Start by understanding the minimum stake. Every network has a different entry requirement. Ethereum, for example, requires 32 ETH to run a full validator node. Other networks like Cardano or Avalanche may have lower requirements.
Consider delegating if you can’t meet the minimum. Many networks allow regular users to delegate their tokens to an existing validator. You still earn a share of the rewards without running the node yourself.
Do your research on network uptime requirements. Validators need to stay online and active. Missing too many blocks can reduce your rewards — or even trigger penalties. Make sure you have reliable hardware and internet before committing.
Benefits of Being a Validator
There are some solid reasons why people choose to become validators or delegators on PoS networks.
Passive income is probably the biggest draw. Once you’ve set things up properly, you earn rewards regularly without doing much day-to-day work.
You help secure the network. Validators play a real role in keeping the blockchain honest and running smoothly. It’s not just about profit — it’s also about contributing to something you believe in.

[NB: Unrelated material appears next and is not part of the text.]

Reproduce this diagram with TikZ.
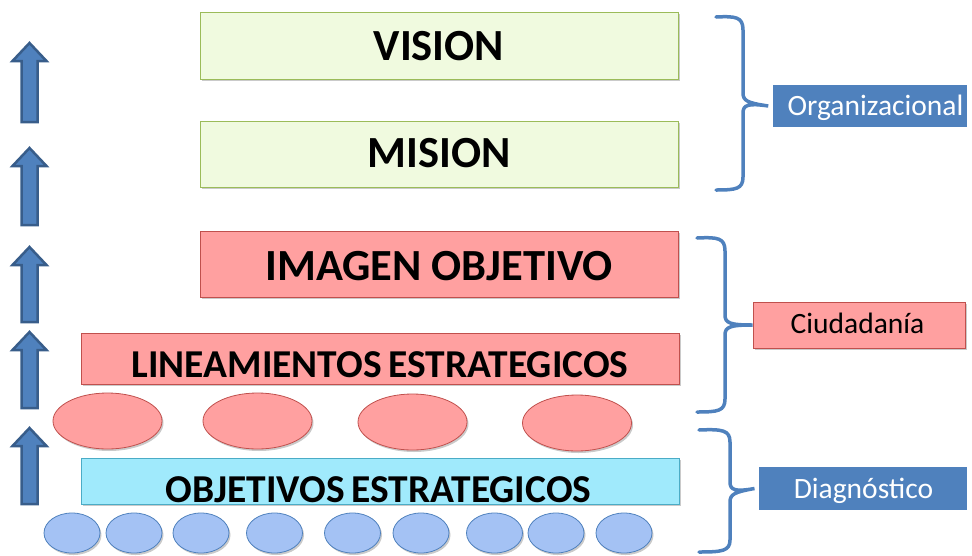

Lower energy use compared to mining is another plus. PoS is far more eco-friendly, which matters to a growing number of crypto users and investors.
Common Mistakes to Avoid
Even experienced validators make mistakes. Here are a few pitfalls to watch out for.
Don’t ignore slashing risks. Slashing is a penalty system where validators lose part of their staked tokens for bad behavior — like double signing transactions or going offline for too long. Always follow network rules carefully.
Don’t over-promise returns to delegators. If you’re running a validator pool, be honest about expected rewards. Unrealistic promises lead to trust issues and lost reputation.
Don’t forget about taxes. In many countries, staking rewards are considered taxable income. Keep records of your earnings and speak with a tax professional if needed.
Expert Tips for Maximizing Validator Rewards
Want to get the most out of your staking? Here are some tips that experienced validators often recommend.
Choose a network with a strong community and long-term vision. High APY means nothing if the project fails in two years.
Diversify across multiple networks. Spreading your stake across two or three chains can reduce risk while keeping your rewards flowing.
Stay updated on protocol changes. Networks upgrade frequently. A sudden rule change can affect your rewards or requirements. Join official forums and Discord channels to stay in the loop.
FAQs
Q: How much can I earn as a validator?
A: It depends on the network and your stake size. Most PoS networks offer APY between 4% and 20%, but this can change based on total staked supply.
Q: Is staking the same as being a validator?
A: Not exactly. Staking means locking up tokens. Being a validator means you’re actively running software to verify transactions. You can stake without being a full validator by delegating.
Q: What happens if a validator goes offline?
A: The validator may miss rewards for that period and could face small penalties. Repeated downtime on some networks can trigger slashing.
Conclusion
Understanding validator rewards in Proof-of-Stake doesn’t have to be complicated. At its core, it’s a system that pays people for helping keep a blockchain secure and running. Whether you want to run your own node or simply delegate your tokens, there’s a way to participate that fits your situation. Just make sure you understand the risks, the requirements, and the tax implications before you start. With the right approach, staking can be a steady and meaningful way to grow your crypto holdings over time.